Soccer, as in any other sport, is the same thing. Soccer has a measure of player statistics which give an overall snapshot of the player’s performance/production which can be compared to other players. For example, two midfielders play, and one creates more chances, more key passes, more crosses, and less turnovers, the stats will tell you which one had the better game based purely upon production. If you want to measure “heart” to say so-and-so had a great game, or has great “intangibles” (things that cannot be measured by stats), that’s purely speculation, also known as BS. Any regular reader of this blog knows I hate BS. I care about one thing: production.

One of the most important things stats do is provide you with odds. This is how Vegas handicaps games: pure statistical analysis to give odds for bets. If a baseball team is starting their ace with a 1.51 ERA/0.89 WHIP against a team starting a bottom-of-the-rotation pitcher with a 5.69 ERA, Vegas is going to bump the odds of winning to the team starting their ace. Does that mean that the team starting their ace is a guaranteed win? No, it just means they have a 75% chance of winning, so Vegas will lower the spread to -200 (you have to bet $200 to win $100) as opposed to a -150 spread. The underdog will always have a +XXX bet or some variation (example, a +110 bet is a $100 bet to win $110). The odds of the team winning versus another team’s ace is less likely, so Vegas creates incentive to bet by offering more money for smaller bets.

Odds are important in sports, especially sports analysis. Playing the players and the formations that create the best odds of winning is the key to success.

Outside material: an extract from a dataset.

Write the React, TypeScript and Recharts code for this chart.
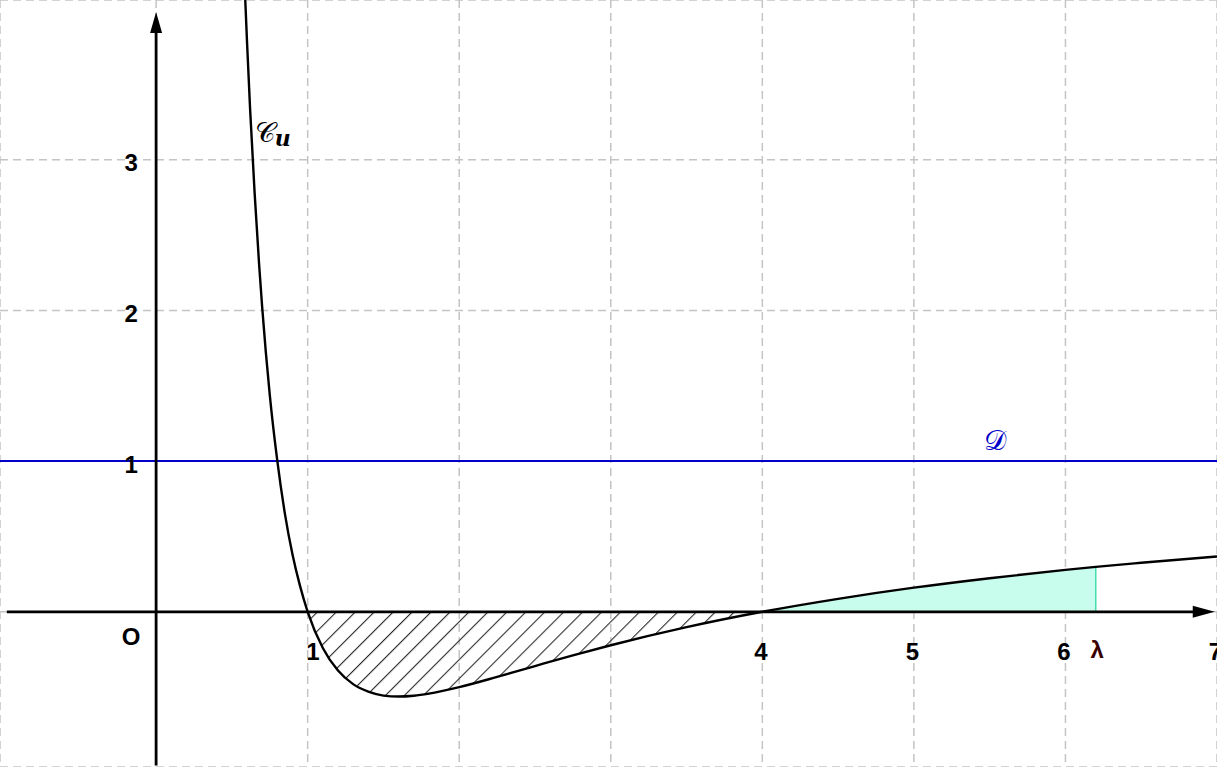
import {
  ComposedChart,
  Line,
  Area,
  XAxis,
  YAxis,
  CartesianGrid,
  ReferenceLine,
  ReferenceDot,
} from "recharts";

// values
const xValues = [
  0.585, 0.6, 0.62, 0.65, 0.68, 0.7, 0.75, 0.8, 0.85, 0.9, 0.95, 1, 1.1, 1.2,
  1.3, 1.4, 1.5, 1.6, 1.7, 1.8, 2, 2.25, 2.5, 2.75, 3, 3.5, 4, 4.5, 5, 5.5, 6,
  6.2, 6.5, 7,
];
const uValues = [
  4.14, 3.78, 3.34, 2.78, 2.3, 2.02, 1.44, 1.0, 0.65, 0.38, 0.17, 0, -0.24,
  -0.39, -0.48, -0.53, -0.556, -0.5625, -0.557, -0.543, -0.5, -0.432, -0.36,
  -0.289, -0.222, -0.102, 0, 0.086, 0.16, 0.223, 0.278, 0.298, 0.325, 0.367,
];
const lambda = 6.2;
const xTicks = [-1, 0, 1, 2, 3, 4, 5, 6, 7];
const yTicks = [-1, 0, 1, 2, 3];
const yLabels = ["1", "2", "3"];
const xLabels = ["1", "4", "5", "6", "7"];

const data = xValues.map((x, i) => ({
  x,
  u: uValues[i],
  hatch: x >= 1 && x <= 4 ? uValues[i] : null,
  cyan: x >= 4 && x <= lambda ? uValues[i] : null,
}));

const labelStyle = {
  fontFamily: "'Liberation Sans', Arial, sans-serif",
  fontSize: "24px",
  fontWeight: 700,
};

const textShape =
  (value: string, color = "#000") =>
  (p: any) =>
    (
      <text
        x={p.cx}
        y={p.cy}
        textAnchor="middle"
        dominantBaseline="central"
        fill={color}
        style={labelStyle}
      >
        {value}
      </text>
    );

const arrowShape = (dir: "up" | "right") => (p: any) => {
  const { x1, y1, x2, y2 } = p;
  if (dir === "up") {
    const top = Math.min(y1, y2);
    const bottom = Math.max(y1, y2);
    return (
      <g>
        <line x1={x1} y1={bottom} x2={x1} y2={top + 18} stroke="#000" strokeWidth={2.8} />
        <polygon
          points={`${x1},${top} ${x1 - 6},${top + 21} ${x1 + 6},${top + 21}`}
          fill="#000"
        />
      </g>
    );
  }
  const left = Math.min(x1, x2);
  const right = Math.max(x1, x2);
  return (
    <g>
      <line x1={left} y1={y1} x2={right - 18} y2={y1} stroke="#000" strokeWidth={2.8} />
      <polygon
        points={`${right},${y1} ${right - 22},${y1 - 6} ${right - 22},${y1 + 6}`}
        fill="#000"
      />
    </g>
  );
};

export default function App() {
  return (
    <div style={{ position: "fixed", left: 0, top: 0, background: "#fff" }}>
      <ComposedChart
        width={1217}
        height={767}
        data={data}
        margin={{ top: 0, right: 0, bottom: 0, left: 0 }}
      >
        <defs>
          <pattern
            id="hatch"
            patternUnits="userSpaceOnUse"
            width={13.4}
            height={13.4}
            patternTransform="rotate(45)"
          >
            <line x1={0} y1={0} x2={0} y2={13.4} stroke="#2a2a2a" strokeWidth={2.2} />
          </pattern>
        </defs>
        <XAxis
          dataKey="x"
          type="number"
          domain={[-1.03, 7.0]}
          ticks={xTicks}
          allowDataOverflow
          hide
        />
        <YAxis
          type="number"
          domain={[-1.03, 4.06]}
          ticks={yTicks}
          allowDataOverflow
          hide
        />
        <CartesianGrid stroke="#c4c4c4" strokeWidth={1.5} strokeDasharray="8 5" />

        <Area
          dataKey="hatch"
          type="monotone"
          baseValue={0}
          stroke="none"
          fill="url(#hatch)"
          fillOpacity={1}
          isAnimationActive={false}
          connectNulls={false}
        />
        <Area
          dataKey="cyan"
          type="monotone"
          baseValue={0}
          stroke="none"
          fill="#c8fcec"
          fillOpacity={1}
          isAnimationActive={false}
          connectNulls={false}
        />
        <ReferenceLine
          segment={[
            { x: lambda, y: 0 },
            { x: lambda, y: 0.298 },
          ]}
          stroke="#44ddb0"
          strokeWidth={1.5}
        />
        <ReferenceLine y={1} stroke="#0000c8" strokeWidth={2} />

        <Line
          dataKey="u"
          type="monotone"
          stroke="#000"
          strokeWidth={2.4}
          dot={false}
          isAnimationActive={false}
        />

        <ReferenceLine
          segment={[
            { x: -0.985, y: 0 },
            { x: 6.985, y: 0 },
          ]}
          shape={arrowShape("right")}
        />
        <ReferenceLine
          segment={[
            { x: 0, y: -1.02 },
            { x: 0, y: 3.98 },
          ]}
          shape={arrowShape("up")}
        />

        {yLabels.map((t) => (
          <ReferenceDot
            key={`y${t}`}
            x={-0.165}
            y={Number(t) - 0.02}
            r={0}
            shape={textShape(t)}
          />
        ))}
        <ReferenceDot x={-0.165} y={-0.166} r={0} shape={textShape("O")} />
        {xLabels.map((t) => (
          <ReferenceDot
            key={`x${t}`}
            x={t === "1" ? 1.035 : t === "7" ? 6.99 : Number(t) - 0.01}
            y={-0.265}
            r={0}
            shape={textShape(t)}
          />
        ))}
        <ReferenceDot x={6.21} y={-0.25} r={0} shape={textShape("λ", "#3a0000")} />
        <ReferenceDot
          x={0.77}
          y={3.18}
          r={0}
          shape={(p: any) => (
            <text
              x={p.cx}
              y={p.cy}
              textAnchor="middle"
              dominantBaseline="central"
              style={{ fontFamily: "'DejaVu Serif', serif", fontSize: "28px" }}
            >
              𝒞
              <tspan style={{ fontStyle: "italic", fontWeight: 700, fontSize: "22px" }} dy={5}>
                u
              </tspan>
            </text>
          )}
        />
        <ReferenceDot
          x={5.535}
          y={1.14}
          r={0}
          shape={(p: any) => (
            <text
              x={p.cx}
              y={p.cy}
              textAnchor="middle"
              dominantBaseline="central"
              fill="#0000c8"
              style={{ fontFamily: "'DejaVu Serif', serif", fontSize: "28px" }}
            >
              𝒟
            </text>
          )}
        />
      </ComposedChart>
    </div>
  );
}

When analyzing players, it’s important to measure them against others, as well as the position/formation. Dawkins becoming a CAM in Philly, as opposed to an inverted left-winger, totally changed the game and his performance.

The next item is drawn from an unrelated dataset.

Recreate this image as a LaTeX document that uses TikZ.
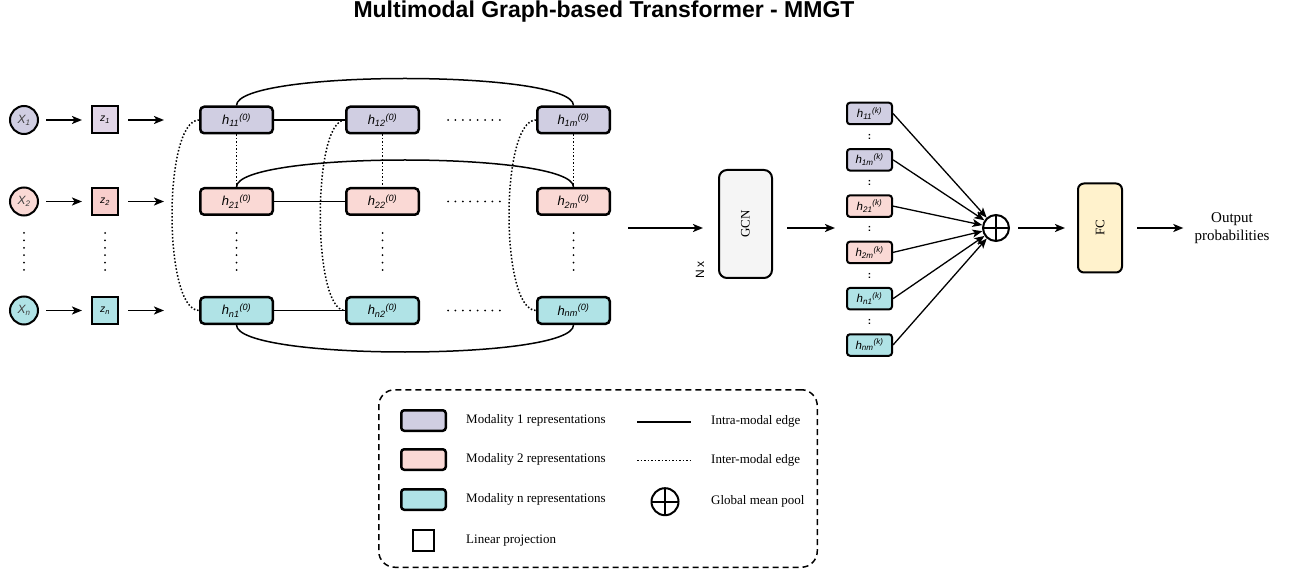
\documentclass[tikz,border=0pt]{standalone}
\usepackage{fontspec}
\setmainfont{Liberation Serif}
\setsansfont{Liberation Sans}
\usepackage{tikz}
\usetikzlibrary{arrows.meta}
\definecolor{purplefill}{HTML}{D0CEE2}
\definecolor{purplelight}{HTML}{E1D5E7}
\definecolor{redfill}{HTML}{FAD9D5}
\definecolor{redlight}{HTML}{F8CECC}
\definecolor{cyanfill}{HTML}{B0E3E6}
\definecolor{gcnfill}{HTML}{F5F5F5}
\definecolor{fcfill}{HTML}{FFF2CC}
\tikzset{
	inputstyle/.style={circle,draw=black,line width=2,minimum size=28,inner sep=0,font=\sffamily\itshape\fontsize{12}{14}\selectfont,text=black!75},
	projstyle/.style={rectangle,draw=black,line width=2,minimum width=26,minimum height=27,inner sep=0,font=\sffamily\itshape\fontsize{10.5}{12}\selectfont},
	hstyle/.style={rectangle,rounded corners=4,draw=black,line width=2.5,minimum width=72.5,minimum height=26.5,inner sep=0,font=\sffamily\itshape\fontsize{13}{15}\selectfont},
	kstyle/.style={rectangle,rounded corners=3,draw=black,line width=2,minimum width=45,minimum height=21.5,inner sep=0,font=\sffamily\itshape\fontsize{11.5}{13}\selectfont},
	blockstyle/.style={rectangle,rounded corners=8,draw=black,line width=2,inner sep=0,font=\fontsize{13}{15}\selectfont},
	poolstyle/.style={circle,draw=black,line width=2,minimum size=26,inner sep=0,path picture={\draw[line width=2] (path picture bounding box.north) -- (path picture bounding box.south) (path picture bounding box.west) -- (path picture bounding box.east);}},
	arrowstyle/.style={-{Stealth[length=10pt,width=8pt,inset=2.5pt]},line width=1.8},
	intrastyle/.style={line width=1.5},
	interstyle/.style={dotted,line width=1.5},
	dotrowstyle/.style={line width=2,line cap=round,dash pattern=on 0pt off 7.4pt},
	legendtext/.style={anchor=west,inner sep=0,font=\fontsize{13}{15}\selectfont}
}

\begin{document}
\begin{tikzpicture}[x=1pt,y=-1pt]
	\useasboundingbox (0,0) rectangle (1290,577);
	\node[font=\sffamily\bfseries\fontsize{23}{27}\selectfont,anchor=base] (title) at (604,18) {Multimodal Graph-based Transformer - MMGT};
	\foreach \r/\y/\c/\zc in {1/120/purplefill/purplelight,2/201.5/redfill/redlight,n/310.5/cyanfill/cyanfill}
	{
		\node[inputstyle,fill=\c] (x\r) at (24,\y) {X\textsubscript{\r}};
		\node[projstyle,fill=\zc] (z\r) at (105,\y) {z\textsubscript{\r}};
		\foreach \k/\x in {1/236.5,2/382.5,m/573.5}
		\node[hstyle,fill=\c] (h\r\k) at (\x,\y) {h\textsubscript{\r\k}\textsuperscript{(0)}};
		\draw[arrowstyle,shorten <=7,shorten >=9] (x\r) -- (z\r);
		\draw[arrowstyle,shorten <=9,shorten >=35] (z\r) -- (h\r1);
		\draw[intrastyle] (h\r1) -- (h\r2);
		\draw[dotrowstyle] (448,\y) -- (502,\y);
	}
	\draw[intrastyle] (h11.north) .. controls +(0,-36) and +(0,-36) .. (h1m.north);
	\draw[intrastyle] (h21.north) .. controls +(0,-36) and +(0,-36) .. (h2m.north);
	\draw[intrastyle] (hn1.south) .. controls +(0,36) and +(0,36) .. (hnm.south);
	\foreach \k/\d in {1/36,2/33,m/36}
	{
		\draw[interstyle] (h1\k.south) -- (h2\k.north);
		\draw[interstyle] (h1\k.west) .. controls +(-\d,0) and +(-\d,0) .. (hn\k.west);
	}
	\foreach \x in {24,105,236.5,382.5,573.5}
	\draw[dotrowstyle] (\x,233) -- (\x,276);

	\node[blockstyle,fill=gcnfill,minimum width=53,minimum height=108] (gcn) at (745.5,224) {\rotatebox{90}{GCN}};
	\node[rotate=90,inner sep=0,font=\sffamily\fontsize{12}{14}\selectfont] (nx) at (700,270) {N x};
	\coordinate (gin) at (628,228);
	\coordinate (gout) at (787,228);
	\coordinate (kin) at (835,228);
	\draw[arrowstyle] (gin) -- (gin -| gcn.west) [shorten >=15];
	\draw[arrowstyle] (gout) -- (kin);

	\node[poolstyle] (pool) at (996,228) {};
	\foreach \i/\c [count=\n from 0] in {11/purplefill,1m/purplefill,21/redfill,2m/redfill,n1/cyanfill,nm/cyanfill}
	{
		\pgfmathsetmacro{\yy}{113.5+46.3*\n}
		\node[kstyle,fill=\c] (k\i) at (869.5,\yy) {h\textsubscript{\i}\textsuperscript{(k)}};
		\draw[arrowstyle,line width=1.3] (k\i.east) -- (pool);
	}
	\foreach \n in {0,...,4}
	{
		\pgfmathsetmacro{\yy}{136.6+46.3*\n}
		\node[inner sep=0,font=\sffamily\bfseries\fontsize{10}{12}\selectfont] (colon\n) at (869.5,\yy) {:};
	}

	\node[blockstyle,rounded corners=6,fill=fcfill,minimum width=44,minimum height=89] (fc) at (1100,228) {\rotatebox{90}{FC}};
	\node[inner sep=0,align=center,font=\fontsize{15}{18}\selectfont] (out) at (1232,228) {Output\\probabilities};
	\draw[arrowstyle,shorten <=8,shorten >=12] (pool) -- (fc);
	\draw[arrowstyle,shorten <=14,shorten >=11] (fc) -- (out);

	\node[rectangle,rounded corners=16,draw=black,line width=1.5,dash pattern=on 6pt off 4pt,minimum width=438.5,minimum height=177.5] (legend) at (598,478.5) {};
	\node[hstyle,rounded corners=3,fill=purplefill,minimum width=44.5,minimum height=20.5] (leg1) at (423.5,420.5) {};
	\node[hstyle,rounded corners=3,fill=redfill,minimum width=44.5,minimum height=20.5] (leg2) at (423.5,459.5) {};
	\node[hstyle,rounded corners=3,fill=cyanfill,minimum width=44.5,minimum height=20.5] (legn) at (423.5,499.5) {};
	\node[projstyle,line width=2.5,fill=white,minimum width=21,minimum height=21] (legproj) at (423.5,540.5) {};
	\node[legendtext] (legtext1) at (466,420.5) {Modality 1 representations};
	\node[legendtext] (legtext2) at (466,459.5) {Modality 2 representations};
	\node[legendtext] (legtextn) at (466,499.5) {Modality n representations};
	\node[legendtext] (legtextproj) at (466,540.5) {Linear projection};
	\draw[intrastyle,line width=2] (637,421.7) -- (691,421.7);
	\draw[interstyle] (637,460.7) -- (691,460.7);
	\node[poolstyle,minimum size=27] (legpool) at (665,501.7) {};
	\node[legendtext] (legintra) at (711,421.7) {Intra-modal edge};
	\node[legendtext] (leginter) at (711,460.7) {Inter-modal edge};
	\node[legendtext] (legmean) at (711,501.7) {Global mean pool};
\end{tikzpicture}
\end{document}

Odds are not guarantees. The odds of Portland winning the MLS Cup last year was slim compared to other teams, but they won despite the odds. Don’t think that because the Quakes have an 80% chance to win means they will win, or a 90% chance to lose means they’ll lose. Anything can happen in a game, just like anything can happen on the flop, the turn, and the river in Texas Holdem.

Of course there’s the old adage: there are facts, lies, and statistics. True, stats can be misleading, or a combination of truths and lies. I can say the San Jose Earthquakes are undefeated when Dawkins doesn’t start (statistically true, the Quakes tied FC Dallas and DC United, beat NYRB), but that doesn’t mean the Quakes are better without Dawkins starting. That is why it is necessary to look at multiple stats to get as accurate of a snapshot as possible. Maybe the Quakes beat the odds in those wins when they only had a 40% chance to win while Dawkins gives them a 60% chance to win yet lost a few games. It’s important to weigh the stats together rather than focus on one or two. “Shea had NINE crosses!” “Yes, but only one was successful, and he was dispossessed three times on his 55 touches.” Now I’m getting a better picture of how Shea played: he was great at sending in crosses, but his accuracy was lacking, and his ball control had room for improvement. The same can be true of situations. A team that’s up two goals may change tactics resulting in more chances for the other team.  There are a ton of variables, so take stats with a small grain of salt, for there’s always more to the statistical story.